Forced Uighur labour behind world’s solar panels, investigation finds

British researchers say the world’s production of solar panels is being fuelled by forced labour from Uighur Muslims in the Chinese province of Xinjiang.

An investigation by Sheffield Hallam University says some 45% of the world’s supply of a key component in the panels – polysilicon – comes from Xinjiang and is obtained through a vast system of coercion involving the Uighur ethnic minority.

In Broad Daylight, the report from the university’s Helena Kennedy Centre for International Justice, says the world’s four biggest panel manufacturers use polysilicon tainted by forced labour, and urges producers to source the substance from elsewhere.

It cited an official Chinese government report published in November which documented the “placement” of 2.6 million “minoritised” citizens in jobs in farms and factories in Xinjiang and elsewhere in the country through state-sponsored “surplus labour” and “labour transfer” initiatives.

“However, significant evidence – largely drawn from government and corporate sources – reveals that labour transfers are deployed in the Uighur Region within an environment of unprecedented coercion, undergirded by the constant threat of re-education and internment.

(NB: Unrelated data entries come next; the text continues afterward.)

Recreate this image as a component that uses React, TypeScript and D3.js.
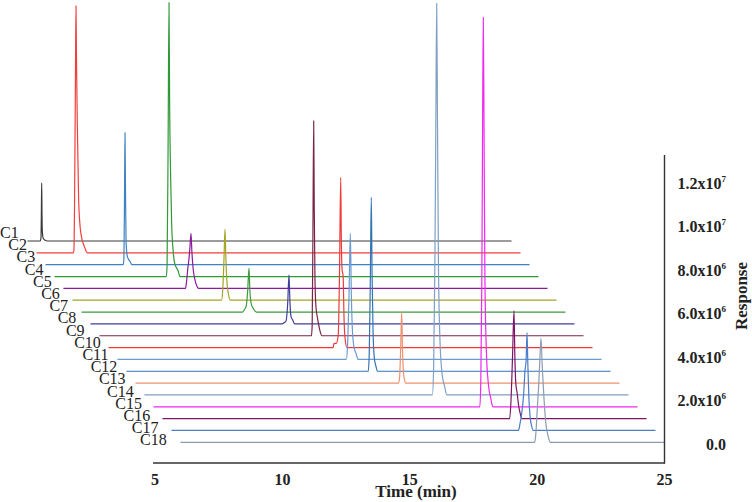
import React from "react";
import * as d3 from "d3";

type Pt = [number, number];

const seriesNames = ["C1","C2","C3","C4","C5","C6","C7","C8","C9","C10","C11","C12","C13","C14","C15","C16","C17","C18"];
const seriesColors = ["#3a3a3a","#f0403c","#3d82c4","#2f9a35","#8a1c9c","#a5a424","#3c9a3c","#3f3f9e","#7a2448","#f03a3a","#6b9ad0","#3474b4","#f0906e","#7f9fc4","#f028f0","#7e1464","#4a7cc8","#8c9cb4"];

const c1: Pt[] = [[6,0],[6.5,0],[6.53,0.15e6],[6.545,1.2e6],[6.558,2.67e6],[6.57,1.2e6],[6.585,0.4e6],[6.62,0.12e6],[6.7,0.03e6],[6.78,0],[25,0]];
const c2: Pt[] = [[6,0],[7.44,0],[7.47,0.1e6],[7.5,3e6],[7.535,9e6],[7.552,1.136e7],[7.57,9e6],[7.6,6.2e6],[7.655,2.4e6],[7.745,0.87e6],[7.9,0.23e6],[7.99,0],[25,0]];
const c3: Pt[] = [[6,0],[9.05,0],[9.08,0.3e6],[9.105,3.5e6],[9.122,6.07e6],[9.14,3.5e6],[9.165,1.0e6],[9.22,0.35e6],[9.32,0.15e6],[9.39,0],[25,0]];
const c4: Pt[] = [[6,0],[10.39,0],[10.42,0.5e6],[10.46,6e6],[10.496,1.26e7],[10.52,8e6],[10.56,4.6e6],[10.6,2.4e6],[10.65,1.3e6],[10.72,0.6e6],[10.85,0.28e6],[10.93,0],[25,0]];
const c5: Pt[] = [[6,0],[10.79,0],[10.83,0.3e6],[10.88,0.9e6],[10.93,1.4e6],[10.965,1.9e6],[11.006,2.53e6],[11.04,1.7e6],[11.09,0.9e6],[11.15,0.45e6],[11.24,0.1e6],[11.3,0],[25,0]];
const c6: Pt[] = [[6,0],[11.85,0],[11.9,0.5e6],[11.95,2e6],[11.987,3.26e6],[12.02,2e6],[12.06,0.9e6],[12.12,0.3e6],[12.2,0],[25,0]];
const c7: Pt[] = [[6,0],[12.32,0],[12.4,0.12e6],[12.47,0.3e6],[12.52,0.9e6],[12.576,2.02e6],[12.61,1.0e6],[12.66,0.4e6],[12.75,0.15e6],[12.86,0],[25,0]];
const c8: Pt[] = [[6,0],[13.5,0],[13.6,0.05e6],[13.68,0.15e6],[13.74,0.9e6],[13.793,2.25e6],[13.83,1.0e6],[13.87,0.35e6],[13.93,0.2e6],[14.02,0],[25,0]];
const c9: Pt[] = [[6,0],[14.32,0],[14.35,0.5e6],[14.38,5e6],[14.409,9.88e6],[14.43,6e6],[14.46,2.5e6],[14.5,1.3e6],[14.56,0.8e6],[14.64,0.3e6],[14.73,0],[25,0]];
const c10: Pt[] = [[6,0],[14.82,0],[14.85,0.18e6],[14.95,0.2e6],[15.02,0.6e6],[15.07,3.5e6],[15.116,7.82e6],[15.14,5e6],[15.17,3.6e6],[15.21,3.3e6],[15.25,1.2e6],[15.3,0.3e6],[15.36,0],[25,0]];
const c11: Pt[] = [[6,0],[14.98,0],[15.03,0.6e6],[15.09,3e6],[15.14,5.8e6],[15.18,3e6],[15.22,1.4e6],[15.28,0.6e6],[15.37,0.25e6],[15.45,0],[25,0]];
const c12: Pt[] = [[6,0],[15.49,0],[15.53,0.8e6],[15.57,4e6],[15.61,8.0e6],[15.64,4.5e6],[15.68,1.8e6],[15.73,0.6e6],[15.8,0.2e6],[15.85,0],[25,0]];
const c13: Pt[] = [[6,0],[16.33,0],[16.37,0.3e6],[16.41,1.6e6],[16.45,3.28e6],[16.48,1.6e6],[16.52,0.5e6],[16.57,0.1e6],[16.6,0],[25,0]];
const c14: Pt[] = [[6,0],[17.3,0],[17.35,1.2e6],[17.4,6e6],[17.44,1.3e7],[17.471,1.8e7],[17.5,1.3e7],[17.54,6e6],[17.6,2.5e6],[17.68,1.0e6],[17.78,0.4e6],[17.87,0],[25,0]];
const c15: Pt[] = [[6,0],[18.81,0],[18.85,1.2e6],[18.89,6e6],[18.92,1.3e7],[18.947,1.79e7],[18.975,1.3e7],[19.01,6e6],[19.07,2.5e6],[19.15,1e6],[19.24,0.4e6],[19.32,0],[25,0]];
const c16: Pt[] = [[6,0],[19.63,0],[19.68,0.8e6],[19.74,2.8e6],[19.799,4.97e6],[19.83,3e6],[19.87,1.6e6],[19.92,1.2e6],[19.98,0.6e6],[20.05,0.2e6],[20.1,0],[25,0]];
const c17: Pt[] = [[6,0],[19.62,0],[19.68,0.3e6],[19.75,0.8e6],[19.82,1.6e6],[19.88,2.8e6],[19.92,3.2e6],[19.956,4.5e6],[19.99,3e6],[20.03,1.5e6],[20.08,0.6e6],[20.14,0.2e6],[20.2,0],[25,0]];
const c18: Pt[] = [[6,0],[19.9,0],[19.95,0.4e6],[20.0,1.4e6],[20.06,2.6e6],[20.1,3.6e6],[20.152,4.78e6],[20.2,3.5e6],[20.27,2e6],[20.35,0.8e6],[20.45,0.2e6],[20.52,0],[25,0]];

const seriesPoints: Pt[][] = [c1,c2,c3,c4,c5,c6,c7,c8,c9,c10,c11,c12,c13,c14,c15,c16,c17,c18];

const timeTicks = [5, 10, 15, 20, 25];
const responseTicks = [0, 2e6, 4e6, 6e6, 8e6, 1e7, 1.2e7];

const W = 752, H = 502;
const DX = 9;        // horizontal depth step per series
const DY = 11.84;    // vertical depth step per series
const FRONT_BASE = 442.3;
const N = seriesNames.length;

export default function App() {
  const x = d3.scaleLinear().domain([5, 25]).range([155, 664.5]);
  const y = d3.scaleLinear().domain([0, 1.2e7]).range([FRONT_BASE, FRONT_BASE - 261]);
  const serif = "'Liberation Serif', 'Times New Roman', serif";

  const paths = seriesPoints.map((pts, i) => {
    const back = N - 1 - i;
    const ox = -back * DX;
    const oy = -back * DY;
    const line = d3.line<Pt>()
      .x(d => x(d[0]) + ox)
      .y(d => y(d[1]) + oy)
      .curve(d3.curveMonotoneX);
    return line(pts) || "";
  });

  const fmt = (v: number) => {
    if (v === 0) return { m: "0.0", e: "" };
    const e = Math.floor(Math.log10(v) + 1e-9);
    const m = v / Math.pow(10, e);
    return { m: m.toFixed(1) + "x10", e: String(e) };
  };

  return (
    <svg width={W} height={H} style={{ position: "absolute", left: 0, top: 0, background: "#fff" }}
      fontFamily={serif}>
      <rect x={0} y={0} width={W} height={H} fill="#fff" />
      {paths.map((d, i) => (
        <path key={seriesNames[i]} d={d} fill="none" stroke={seriesColors[i]} strokeWidth={1.2} strokeLinejoin="round" />
      ))}
      {seriesNames.map((n, i) => (
        <text key={"lab" + n} x={i * 8.24} y={238 + i * 12.2} fontSize={16} fill="#222">{n}</text>
      ))}
      {/* axes */}
      <line x1={153} x2={665} y1={463} y2={463} stroke="#333" strokeWidth={1.4} />
      <line x1={664.5} x2={664.5} y1={155} y2={463.5} stroke="#333" strokeWidth={1.4} />
      {timeTicks.map(t => (
        <text key={"t" + t} x={x(t)} y={485} textAnchor="middle" fontSize={16} fontWeight="bold" fill="#222">{t}</text>
      ))}
      <text x={416} y={497} textAnchor="middle" fontSize={17} fontWeight="bold" fill="#222">Time (min)</text>
      {responseTicks.map(v => {
        const f = fmt(v);
        return (
          <text key={"r" + v} x={726} y={y(v) + 7.3} textAnchor="end" fontSize={16} fontWeight="bold" fill="#222">
            {f.m}
            {f.e && <tspan fontSize={9} dy={-7}>{f.e}</tspan>}
          </text>
        );
      })}
      <text transform="translate(747,296) rotate(-90)" textAnchor="middle" fontSize={17} fontWeight="bold" fill="#222">Response</text>
    </svg>
  );
}
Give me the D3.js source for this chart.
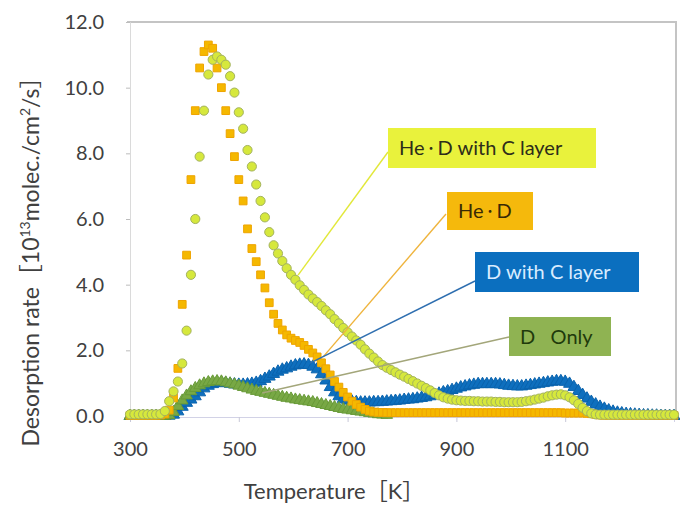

“Many indigenous workers are unable to refuse or walk away from these jobs, and thus the programmes are tantamount to forcible transfer of populations and enslavement.”

The report said the issue was exacerbated by the fact 95% of all solar modules relied on solar-grade polysilicon, which is extracted from mined quartz.

It said all polysilicon manufacturers in the Uighur region had “reported their participation in labour transfer programmes and/or are supplied by raw materials companies that have”.

G7 foreign ministers meeting
Foreign Secretary Dominic Raab has recently increased pressure on China over Xinjiang (Chris J Ratcliffe/PA)

China has drawn increasing international condemnation over its treatment of Uighur Muslims, including allegations of mass detentions and human rights abuses including forced labour and the forcible sterilisation of women.

In March, the UK, US, Canada and the European Union placed sanctions on Chinese officials deemed to be responsible for human rights abuses in Xinjiang.

Foreign Secretary Dominic Raab said the abuse of the Uighur Muslims in Xinjiang was “one of the worst human rights crises of our time” and the international community “cannot simply look the other way”.